La situation actuelle présente trois aspects spécifiques. En premier lieu, l’intensification que nous avons explorée n’est toutefois pas aussi massive telle qu’on la présente dans les médias. Un volet, la revalorisation salariale même si elle n’est jamais suffisante a été traitée dans le Ségur de la santé. Le management avec les instances hiérarchiques à revoir, avec la difficulté d’intégrer le niveau inférieur à la prise de décision avec le niveau supérieur à tous les niveaux, le rapport vie privée-vie professionnelle avec tous les cas de figure constitue les deux autres aspects.
Vous faites l’éloge des profils hybrides.
Cela ne signifie pas la pluridisciplinarité. Avec le caractère hybride, on entend la succession dans le temps de plusieurs fonctions. Un directeur d’hôpital a pu exercer des fonctions soignantes ou appartenir à un cabinet ministériel. Ce qui permet de comprendre les contraintes des autres parties prenantes.
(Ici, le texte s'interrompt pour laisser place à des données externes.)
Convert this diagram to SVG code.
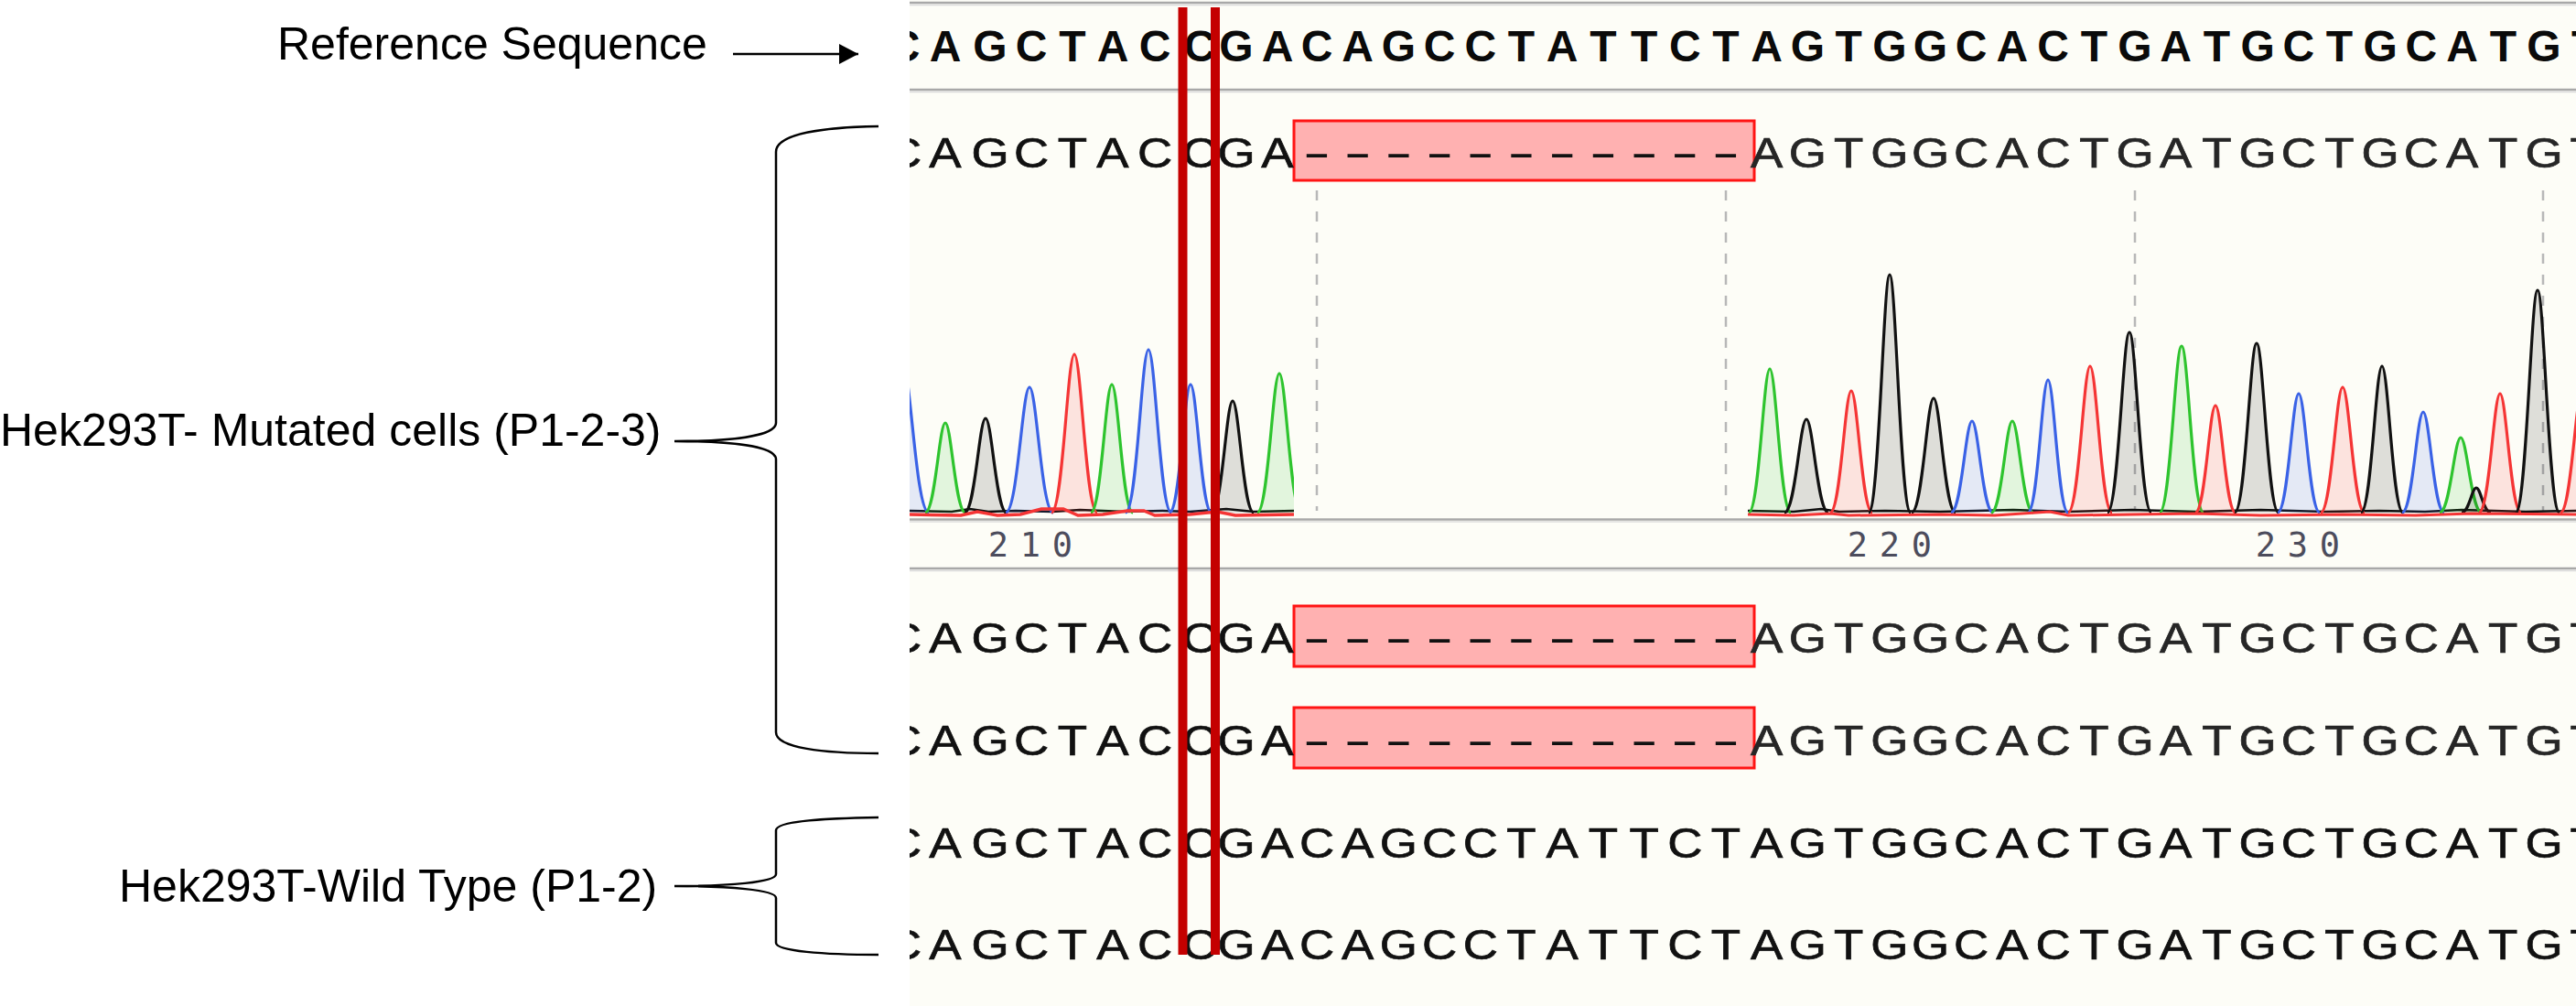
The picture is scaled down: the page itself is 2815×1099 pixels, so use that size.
<svg xmlns="http://www.w3.org/2000/svg" xmlns:xlink="http://www.w3.org/1999/xlink" width="2815" height="1099" viewBox="0 0 2815 1099">
<style>
.lbl{font-family:"Liberation Sans",Arial,sans-serif;font-size:50px;fill:#000}
.seqb{font-family:"Liberation Sans",Arial,sans-serif;font-size:48px;font-weight:bold;fill:#0a0a0a;text-anchor:middle}
.seq{font-family:"Liberation Sans",Arial,sans-serif;font-size:46px;fill:#111;stroke:#111;stroke-width:0.7;text-anchor:middle}
.seq2{font-family:"Liberation Sans",Arial,sans-serif;font-size:46px;fill:#262626;stroke:#262626;stroke-width:0.7;text-anchor:middle}
.dash{font-family:"Liberation Sans",Arial,sans-serif;font-size:48px;fill:#111;text-anchor:middle}
.num{font-family:"DejaVu Sans Mono","Liberation Mono",monospace;font-size:37px;fill:#4c4c5c;text-anchor:middle}
.del{fill:#ffb1b1;stroke:#ff1414;stroke-width:3}
.gl{stroke:#a8a8a8;stroke-width:2.5}
.gs{stroke:#dcdcdc;stroke-width:1.5}
.dl{stroke:#b8b8b8;stroke-width:2.5;stroke-dasharray:11 12}
.mark{stroke:#c40000;stroke-width:10}
.pf{fill:currentColor;fill-opacity:.13;stroke:none}
.ps{fill:none;stroke:currentColor;stroke-width:3.2;vector-effect:non-scaling-stroke}
.pg{color:#2ec42e}.pb{color:#3a62e6}.pr{color:#f53535}.pk{color:#111}
.conn{fill:none;stroke:#000;stroke-width:2.5}
</style>
<defs>
<clipPath id="cp"><rect x="994" y="0" width="1821" height="1099"/></clipPath>
<clipPath id="cl"><rect x="994" y="150" width="420" height="416"/></clipPath>
<clipPath id="cr"><rect x="1910" y="150" width="905" height="416"/></clipPath>
<g id="pk">
<path class="pf" d="M-1,0 C-0.5,0 -0.3,-1 0,-1 C0.3,-1 0.5,0 1,0 Z"/>
<path class="ps" d="M-1,0 C-0.5,0 -0.3,-1 0,-1 C0.3,-1 0.5,0 1,0"/>
</g>
<marker id="ah" markerUnits="userSpaceOnUse" markerWidth="22" markerHeight="24" refX="21" refY="12" orient="auto">
<path d="M0,1 L21,12 L0,23 Z" fill="#000"/>
</marker>
</defs>
<rect x="0" y="0" width="2815" height="1099" fill="#fff"/>

<g id="panel" clip-path="url(#cp)">
<rect x="994" y="0" width="1821" height="1099" fill="#fdfdf7"/>
<line class="gl" x1="994" y1="3" x2="2815" y2="3"/>
<line class="gs" x1="994" y1="5.5" x2="2815" y2="5.5"/>
<line class="gl" x1="994" y1="98" x2="2815" y2="98"/>
<line class="gs" x1="994" y1="100.5" x2="2815" y2="100.5"/>

<g id="reference-sequence">
<text class="seqb" y="67" x="988 1033 1082 1127 1172 1216 1262 1311 1351 1396 1439 1483.7 1528.4 1573.1 1617.8 1662.5 1707.2 1751.9 1796.6 1841.3 1886 1930.7 1975.4 2020.1 2064.8 2109.5 2154.2 2198.9 2243.6 2288.3 2333 2377.7 2422.4 2467.1 2511.8 2556.5 2601.2 2645.9 2690.6 2735.3 2780 2824.7">CAGCTACCGACAGCCTATTCTAGTGGCACTGATGCTGCATGT</text>
</g>

<g id="mutated-1">
<rect class="del" x="1414" y="132" width="503" height="65"/>
<text class="seq" y="183" transform="scale(1.15 1)" x="859.13 898.26 940.87 980 1019.13 1057.39 1097.39 1140 1174.78 1213.91">CAGCTACCGA</text>
<text class="dash" y="183" transform="scale(1.9 1)" x="757.37 780.89 804.42 827.95 851.47 875 898.53 922.05 945.58 969.11 992.63">-----------</text>
<text class="seq2" y="183" transform="scale(1.15 1)" x="1678.87 1717.74 1756.61 1795.48 1834.35 1873.22 1912.09 1950.96 1989.83 2028.7 2067.57 2106.43 2145.3 2184.17 2223.04 2261.91 2300.78 2339.65 2378.52 2417.39 2456.26">AGTGGCACTGATGCTGCATGT</text>
</g>

<g id="chromatogram">
<line class="dl" x1="1439" y1="208" x2="1439" y2="558"/>
<line class="dl" x1="1886" y1="208" x2="1886" y2="558"/>
<line class="dl" x1="2333" y1="208" x2="2333" y2="558"/>
<line class="dl" x1="2779" y1="208" x2="2779" y2="558"/>
<line class="gl" x1="994" y1="567.5" x2="2815" y2="567.5"/>
<line class="gs" x1="994" y1="570" x2="2815" y2="570"/>
<g clip-path="url(#cl)">
<path d="M994,558 L1040,559 1060,556 1080,559 1110,558 1150,559 1180,557 1230,559 1270,558 1300,559 1340,556 1370,559 1414,558" fill="none" stroke="#111" stroke-width="2.5"/>
<use xlink:href="#pk" class="pb" transform="translate(986 560) scale(29 165)"/>
<use xlink:href="#pk" class="pg" transform="translate(1033 560) scale(22 98)"/>
<use xlink:href="#pk" class="pk" transform="translate(1077 560) scale(23 103)"/>
<use xlink:href="#pk" class="pb" transform="translate(1125 560) scale(26 137)"/>
<use xlink:href="#pk" class="pr" transform="translate(1174 560) scale(25 173)"/>
<use xlink:href="#pk" class="pg" transform="translate(1215 560) scale(23 140)"/>
<use xlink:href="#pk" class="pb" transform="translate(1255 560) scale(25 178)"/>
<use xlink:href="#pk" class="pb" transform="translate(1301 560) scale(23 140)"/>
<use xlink:href="#pk" class="pk" transform="translate(1347 560) scale(23 122)"/>
<use xlink:href="#pk" class="pg" transform="translate(1398 560) scale(24 152)"/>
<path d="M994,562 L1050,563 1068,559 1090,563 1115,562 1138,556 1162,556 1178,563 1205,562 1232,558 1250,558 1262,563 1300,562 1330,559 1350,563 1414,562" fill="none" stroke="#f53535" stroke-width="3.5"/>
</g>
<g clip-path="url(#cr)">
<path d="M1910,558 L1960,559 1990,556 2010,559 2060,558 2120,559 2200,557 2260,559 2330,557 2400,559 2470,557 2540,559 2600,558 2650,559 2690,557 2760,559 2815,558" fill="none" stroke="#111" stroke-width="2.5"/>
<use xlink:href="#pk" class="pg" transform="translate(1934 560) scale(23 157)"/>
<use xlink:href="#pk" class="pk" transform="translate(1974 560) scale(24 102)"/>
<use xlink:href="#pk" class="pr" transform="translate(2023 560) scale(23 133)"/>
<use xlink:href="#pk" class="pk" transform="translate(2065 560) scale(23 260)"/>
<use xlink:href="#pk" class="pk" transform="translate(2113 560) scale(24 125)"/>
<use xlink:href="#pk" class="pb" transform="translate(2155 560) scale(23 100)"/>
<use xlink:href="#pk" class="pg" transform="translate(2199 560) scale(23 100)"/>
<use xlink:href="#pk" class="pb" transform="translate(2238 560) scale(22 145)"/>
<use xlink:href="#pk" class="pr" transform="translate(2284 560) scale(24 160)"/>
<use xlink:href="#pk" class="pk" transform="translate(2327 560) scale(24 197)"/>
<use xlink:href="#pk" class="pg" transform="translate(2384 560) scale(24 182)"/>
<use xlink:href="#pk" class="pr" transform="translate(2421 560) scale(22 117)"/>
<use xlink:href="#pk" class="pk" transform="translate(2466 560) scale(24 185)"/>
<use xlink:href="#pk" class="pb" transform="translate(2512 560) scale(23 130)"/>
<use xlink:href="#pk" class="pr" transform="translate(2560 560) scale(24 137)"/>
<use xlink:href="#pk" class="pk" transform="translate(2603 560) scale(23 160)"/>
<use xlink:href="#pk" class="pb" transform="translate(2648 560) scale(23 110)"/>
<use xlink:href="#pk" class="pg" transform="translate(2689 560) scale(23 82)"/>
<use xlink:href="#pk" class="pk" transform="translate(2706 560) scale(16 27)"/>
<use xlink:href="#pk" class="pr" transform="translate(2732 560) scale(23 130)"/>
<use xlink:href="#pk" class="pk" transform="translate(2773 560) scale(24 243)"/>
<use xlink:href="#pk" class="pr" transform="translate(2822 560) scale(24 135)"/>
<path d="M1910,562 L1960,563 2000,561 2020,563 2120,562 2180,563 2240,559 2260,563 2330,562 2400,561 2470,563 2560,562 2640,563 2700,561 2815,562" fill="none" stroke="#f53535" stroke-width="3"/>
</g>
<text class="num" y="608" x="1091 1126 1161">210</text>
<text class="num" y="608" x="2030 2065 2100">220</text>
<text class="num" y="608" x="2476 2511 2546">230</text>
<line class="gl" x1="994" y1="621" x2="2815" y2="621"/>
<line class="gs" x1="994" y1="623.5" x2="2815" y2="623.5"/>
</g>

<g id="mutated-2">
<rect class="del" x="1414" y="662" width="503" height="66"/>
<text class="seq" y="713" transform="scale(1.15 1)" x="859.13 898.26 940.87 980 1019.13 1057.39 1097.39 1140 1174.78 1213.91">CAGCTACCGA</text>
<text class="dash" y="713" transform="scale(1.9 1)" x="757.37 780.89 804.42 827.95 851.47 875 898.53 922.05 945.58 969.11 992.63">-----------</text>
<text class="seq2" y="713" transform="scale(1.15 1)" x="1678.87 1717.74 1756.61 1795.48 1834.35 1873.22 1912.09 1950.96 1989.83 2028.7 2067.57 2106.43 2145.3 2184.17 2223.04 2261.91 2300.78 2339.65 2378.52 2417.39 2456.26">AGTGGCACTGATGCTGCATGT</text>
</g>

<g id="mutated-3">
<rect class="del" x="1414" y="773" width="503" height="66"/>
<text class="seq" y="825" transform="scale(1.15 1)" x="859.13 898.26 940.87 980 1019.13 1057.39 1097.39 1140 1174.78 1213.91">CAGCTACCGA</text>
<text class="dash" y="825" transform="scale(1.9 1)" x="757.37 780.89 804.42 827.95 851.47 875 898.53 922.05 945.58 969.11 992.63">-----------</text>
<text class="seq2" y="825" transform="scale(1.15 1)" x="1678.87 1717.74 1756.61 1795.48 1834.35 1873.22 1912.09 1950.96 1989.83 2028.7 2067.57 2106.43 2145.3 2184.17 2223.04 2261.91 2300.78 2339.65 2378.52 2417.39 2456.26">AGTGGCACTGATGCTGCATGT</text>
</g>

<g id="wildtype-1">
<text class="seq" y="937" transform="scale(1.15 1)" x="859.13 898.26 940.87 980 1019.13 1057.39 1097.39 1140 1174.78 1213.91 1251.3 1290.17 1329.04 1367.91 1406.78 1445.65 1484.52 1523.39 1562.26 1601.13 1640 1678.87 1717.74 1756.61 1795.48 1834.35 1873.22 1912.09 1950.96 1989.83 2028.7 2067.57 2106.43 2145.3 2184.17 2223.04 2261.91 2300.78 2339.65 2378.52 2417.39 2456.26">CAGCTACCGACAGCCTATTCTAGTGGCACTGATGCTGCATGT</text>
</g>
<g id="wildtype-2">
<text class="seq" y="1048" transform="scale(1.15 1)" x="859.13 898.26 940.87 980 1019.13 1057.39 1097.39 1140 1174.78 1213.91 1251.3 1290.17 1329.04 1367.91 1406.78 1445.65 1484.52 1523.39 1562.26 1601.13 1640 1678.87 1717.74 1756.61 1795.48 1834.35 1873.22 1912.09 1950.96 1989.83 2028.7 2067.57 2106.43 2145.3 2184.17 2223.04 2261.91 2300.78 2339.65 2378.52 2417.39 2456.26">CAGCTACCGACAGCCTATTCTAGTGGCACTGATGCTGCATGT</text>
</g>

<g id="mutation-site">
<line class="mark" x1="1292.5" y1="8" x2="1292.5" y2="1043"/>
<line class="mark" x1="1328" y1="8" x2="1328" y2="1043"/>
</g>
</g>

<g id="label-reference">
<text class="lbl" x="303" y="65">Reference Sequence</text>
</g>
<g id="label-mutated">
<text class="lbl" x="0" y="487">Hek293T- Mutated cells (P1-2-3)</text>
</g>
<g id="label-wildtype">
<text class="lbl" x="130" y="985">Hek293T-Wild Type (P1-2)</text>
</g>

<g id="connectors">
<line x1="801" y1="59" x2="938" y2="59" stroke="#000" stroke-width="2.5" marker-end="url(#ah)"/>
<path class="conn" d="M960,138 C900,139 848,146 848,166 L848,462 C848,477 795,482 737,482 C795,482 848,487 848,502 L848,800 C848,817 900,823 960,823"/>
<path class="conn" d="M960,893 C900,894 848,897 848,907 L848,955 C848,964 795,968 737,968 C795,968 848,972 848,981 L848,1030 C848,1039 900,1043 960,1043"/>
</g>
</svg>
En vous écoutant, on a l’impression que le management est de gauche et de droite…
Il n’y a pas ici de parti pris politique. Parfois, il est utilisé à des fins politiques, ce que je regrette, alors qu’il doit rester neutre. Lorsque j’évoquais la petite musique sur l’hôpital-entreprise, T2A, contrôle des coûts, il y a là une reprise politique du sujet, suggérant l’introduction d’une vision libérale dans le secteur de la santé. Or le management n’est pas l’étendard d’une idéologie. L’objectif est plutôt de récupérer des notions, des théories qui ont la preuve de leur efficacité dans d’autres secteurs.
Pourtant, l’hôpital comme les centrales nucléaires ont fait la preuve de leur résilience dans des crises sévères.
C’est ce que l’on appelle les High Reliability Organizations (HRO). Pendant la crise Covid, certains hôpitaux ont relevé du concept HRO sans trop le savoir et d’autres pas, il faut bien l’avouer. C’est donc aléatoire et très variable. C’est donc un problème. La santé en matière de sécurité n’a pas fait sa mutation à la différence de l’aviation. Le transfert intersectoriel est très bénéfique.